The high temperature was kept very hush-hush, as they say in Brit spy films, and it was officially always a pleasant 43 degrees. (This was the era before smart cars would come with built-in temperature gauges and it was the time before the internet and world wide web, where anything could be looked up, including the weather).

No ordinary seat cover

My wife and kid hated travelling in my car.

“Let’s just take a taxi,” my wife would say diplomatically. We drove down to “balad” in downtown Jeddah in a taxi driven by a demented cabbie and he would roll down the windows for “cool, fresh air” as the hot, muggy breeze from the sea opened my pores.

I knew our driver was setting the scene for something he wanted. “I need a car seat cover, sir,” he said. “The [imitation] leather is making me stick to the seat.”

This was no ordinary seat cover. When we went to the auto accessories shop, the seat cover he wanted looked like giant beads that were sown in a pattern corresponding to the shape of your bottom and back.

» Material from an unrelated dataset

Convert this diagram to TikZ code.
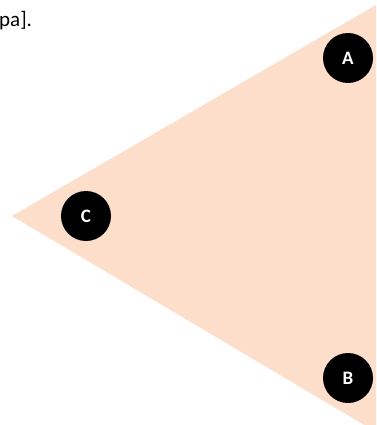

It was supposed to circulate the air underneath you as you drove in the heat and dust and it helped you relax as the beads massaged your sensitive points.

(I once went to a press conference for a yoga meet and in the gift bag for the unsuspecting journos, was a hard, plastic thingy that looked like an evil hedgehog. You had to stand on it, if you could, and it would help relieve stress by poking deep into the pressure points of your soles, or so we were led to believe. Later, I tried giving it away to my colleagues and friends, but nobody wanted it).

‘It is not the heat, it is the humidity’

Since I had worked for some years in Dubai, I knew what else I needed for the car. “Do you have sun screens for the windows? I asked the salesperson. “I want 30 per cent [meaning that it should cut out at least 30 per cent of the harsh UV [Ultra Violet rays], as that was all the Dubai Police would allow]. “

The man gave me giant clip-ons for the windows, like the sun glasses actors wore in films in the 1950s and as soon we clipped it on, it went jet-black inside in the car and there was a happy smile on the face of the driver.

Thankfully, the summer in Bengaluru is not as bad as in Dubai where the moment your stepped out of your home in August, your eyeglasses would fog up and expats would reassure themselves by saying, “It is not the heat, it is the humidity.”